The Reds Might Be the Best Base Running Team in the League

Taking that extra base is just another thing that Joey Votto is awesome at.

The Reds have had some issues on the base paths this year, that's for sure. They have been picked off more than any other team in the league. Last year's stolen base leader, Brandon Phillips, is just 3 of 7 on stolen base attempts this year. And there are a couple of instances where mistakes on the bases have really ruined an inning.

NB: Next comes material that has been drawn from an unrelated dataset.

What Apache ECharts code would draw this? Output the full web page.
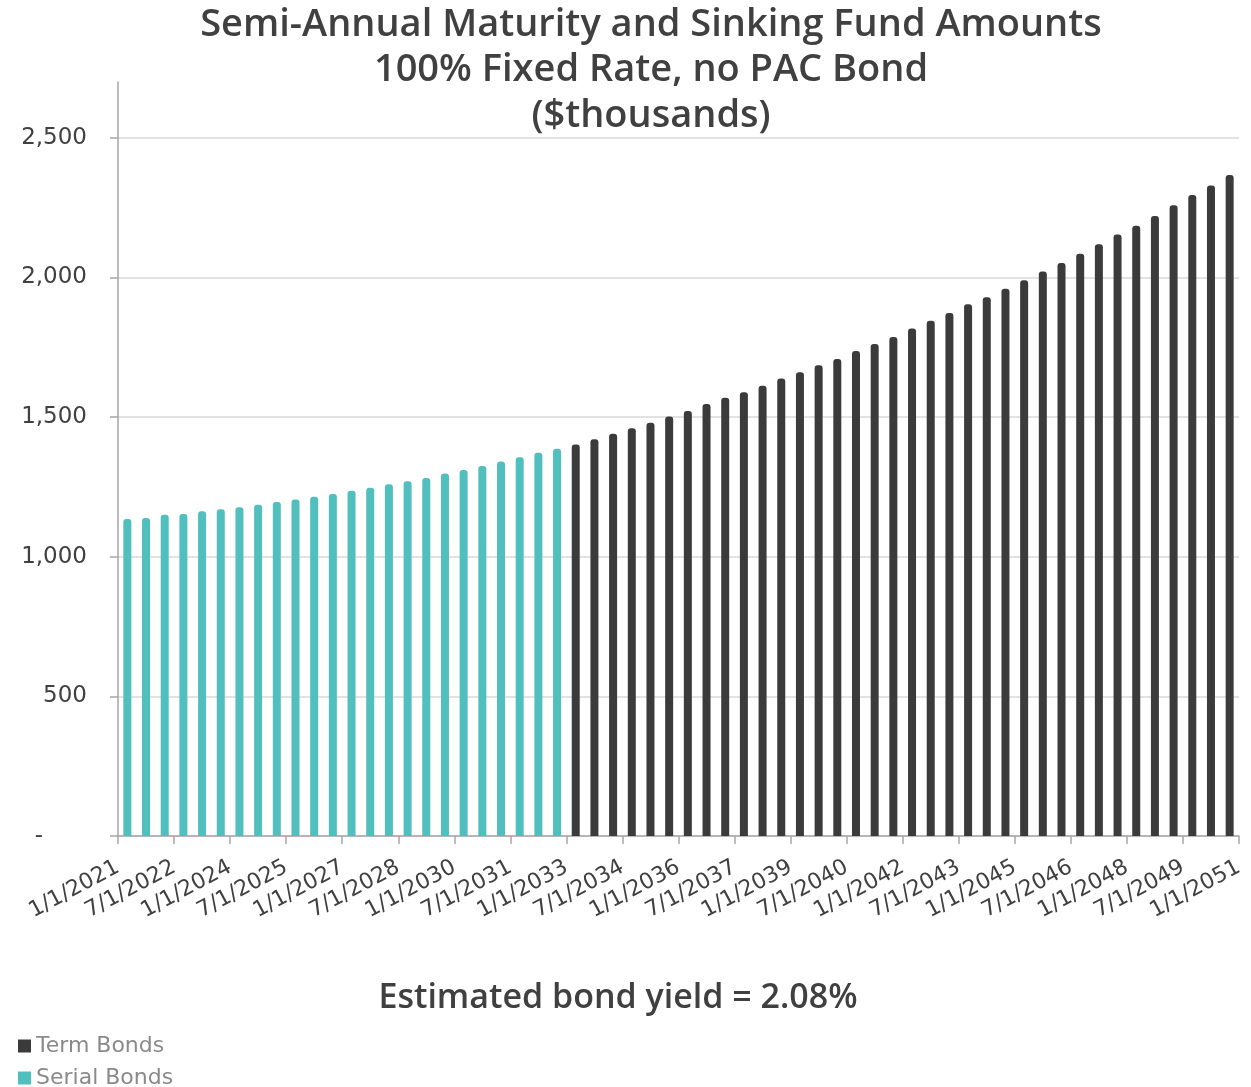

But I'm here to tell you, this is actually a very good base running team. You may not believe me, which is why I've brought a chart to back me up:


You may not have noticed this, but the Reds run the bases on hits better than any team in the National League. They've taken an extra base (XBT%) 53% of the time this year, a full 8% better than the next closest team. They lead the league in going first-to-third and second-to-home on a single, and they are third in the league in going first-to-home on double. Probably most importantly, they've only made 10 outs while trying to advance an extra base, the third lowest rate in the NL.

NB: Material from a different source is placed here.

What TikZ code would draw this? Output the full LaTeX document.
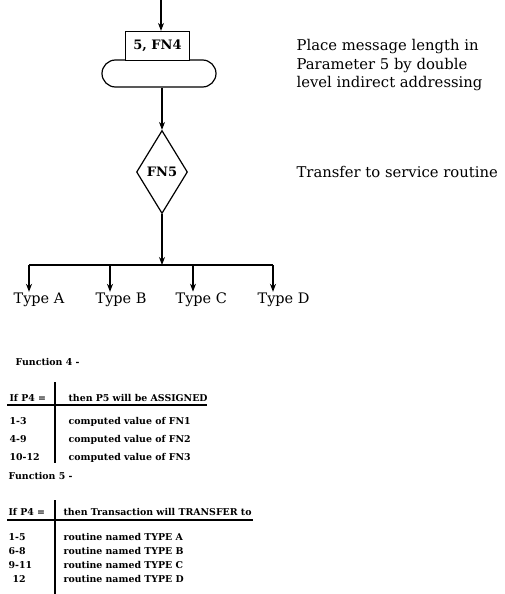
\documentclass[tikz,border=0pt]{standalone}
\usepackage{fontspec}
\setmainfont{DejaVu Serif}
\usetikzlibrary{shapes.geometric,arrows.meta}
\begin{document}
\begin{tikzpicture}[x=1pt,y=-1pt, line width=1.2pt,
  flow/.style={-{Stealth[length=8pt,width=6pt]}},
  big/.style={font=\fontsize{14.5}{19}\selectfont},
  side/.style={font=\fontsize{14.8}{18.5}\selectfont, align=left, inner sep=0},
  typ/.style={big, anchor=base west, inner sep=0},
  tab/.style={font=\bfseries\fontsize{9.4}{11}\selectfont, anchor=base west, inner sep=0},
  rule/.style={line width=1.3pt}
]
\useasboundingbox (0,0) rectangle (504,594);
% flowchart
\coordinate (top) at (161,0);
\node[draw, rectangle, rounded corners=13.5pt, minimum width=114pt, minimum height=27pt, inner sep=0] (stad) at (159,73.5) {};
\node[draw, fill=white, rectangle, minimum width=64pt, minimum height=29pt, inner sep=0, font=\fontsize{13}{15}\selectfont\bfseries] (box) at (157.5,46) {5,\ FN4};
\node[draw, diamond, aspect=0.6, minimum width=51pt, minimum height=83pt, inner sep=0, font=\fontsize{13}{15}\selectfont\bfseries] (fn5) at (162,172) {FN5};
\coordinate (bar) at (162,265);
\coordinate (barL) at (29,265);
\coordinate (barR) at (273,265);
\coordinate (barB) at (110,265);
\coordinate (barC) at (193,265);
\draw[flow] (top) -- (top |- box.north);
\draw[flow] (stad.south -| fn5.north) -- (fn5.north);
\draw[flow] (fn5.south) -- (bar);
\draw (barL) -- (barR);
\node[typ] (ta) at (13,303) {Type A};
\node[typ] (tb) at (95,303) {Type B};
\node[typ] (tc) at (175,303) {Type C};
\node[typ] (td) at (257,303) {Type D};
\draw[flow] (barL) -- (barL |- ta.north);
\draw[flow] (barB) -- (barB |- tb.north);
\draw[flow] (barC) -- (barC |- tc.north);
\draw[flow] (barR) -- (barR |- td.north);
\node[side, anchor=north west] (note1) at (296,39) {Place message length in\\Parameter 5 by double\\level indirect addressing};
\node[side, anchor=west] (note2) at (296,172) {Transfer to service routine};
% table 1
\node[tab] (f4) at (15,365) {Function 4 -};
\node[tab] (h1a) at (9,401) {If P4 =};
\node[tab] (h1b) at (68,401) {then P5 will be ASSIGNED};
\node[tab] (r1a) at (9,424) {1-3};
\node[tab] (r1b) at (68,424) {computed value of FN1};
\node[tab] (r2a) at (9,442) {4-9};
\node[tab] (r2b) at (68,442) {computed value of FN2};
\node[tab] (r3a) at (9,460) {10-12};
\node[tab] (r3b) at (68,460) {computed value of FN3};
\coordinate (t1l) at (7,405);
\coordinate (t1r) at (207,405);
\coordinate (t1t) at (55,382);
\coordinate (t1b) at (55,463);
\draw[rule] (t1l) -- (t1r);
\draw[rule] (t1t) -- (t1b);
% table 2
\node[tab] (f5) at (8,479) {Function 5 -};
\node[tab] (h2a) at (8,515) {If P4 =};
\node[tab] (h2b) at (63,515) {then Transaction will TRANSFER to};
\node[tab] (s1a) at (8,540) {1-5};
\node[tab] (s1b) at (63,540) {routine named TYPE A};
\node[tab] (s2a) at (8,554) {6-8};
\node[tab] (s2b) at (63,554) {routine named TYPE B};
\node[tab] (s3a) at (8,568) {9-11};
\node[tab] (s3b) at (63,568) {routine named TYPE C};
\node[tab] (s4a) at (12,582) {12};
\node[tab] (s4b) at (63,582) {routine named TYPE D};
\coordinate (t2l) at (7,520);
\coordinate (t2r) at (253,520);
\coordinate (t2t) at (55,500);
\coordinate (t2b) at (55,594);
\draw[rule] (t2l) -- (t2r);
\draw[rule] (t2t) -- (t2b);
\end{tikzpicture}
\end{document}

They are not without their problems though. Their stolen base rate is a barely acceptable 68%, which is 3% lower than the league average, and overall, they've made 26 outs on the bases (not including GIDP and force outs), which puts them at right about the league average rate. This is mainly because they have not been effective stealing, and they get picked off far too often.

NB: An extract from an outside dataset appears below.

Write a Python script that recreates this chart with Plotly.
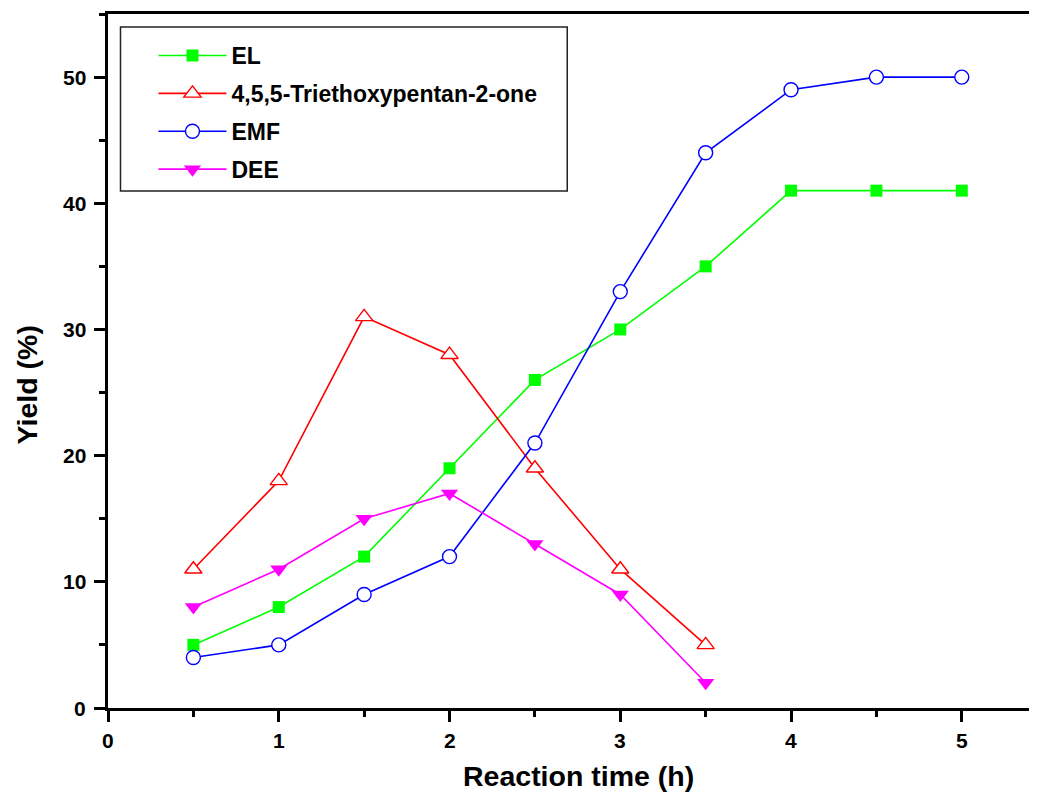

Individually, the best base runner so far has been Jay Bruce, who has taken the extra base on 14 of the 18 chances (78%) he's had and he has made just one out while trying to advance. Joey Votto is second with a 67% advance rate, though he has made 2 outs on the bases. Brandon Phillips has only advanced 50% of the time, but he also leads the team with 6 bases taken on things like fly balls, passed balls, wild pitches, balks, and defensive indifference. And the good news is that while BP has had some trouble with the steals, he has not made an out on the bases otherwise. On the bad side of the ledger is Ramon Hernandez with just a 22% advance rate and a team leading 3 outs made while advancing. Slow catchers are slow.

I don't know about you, but I was actually kind of excited to see this data. This is partly because it reminds me a lot of the 1990 squad, which was a very good base running team and was successful because they kept taking it to teams, never letting their foot off the gas. I think aggressive base running, if successful, is a way the Reds can overcome some of their offensive deficiencies. Sure we'd all prefer they add another quality bat to the lineup, but until then, if they can keep doing the right things on the bases, it will help make the few base runners they have more valuable.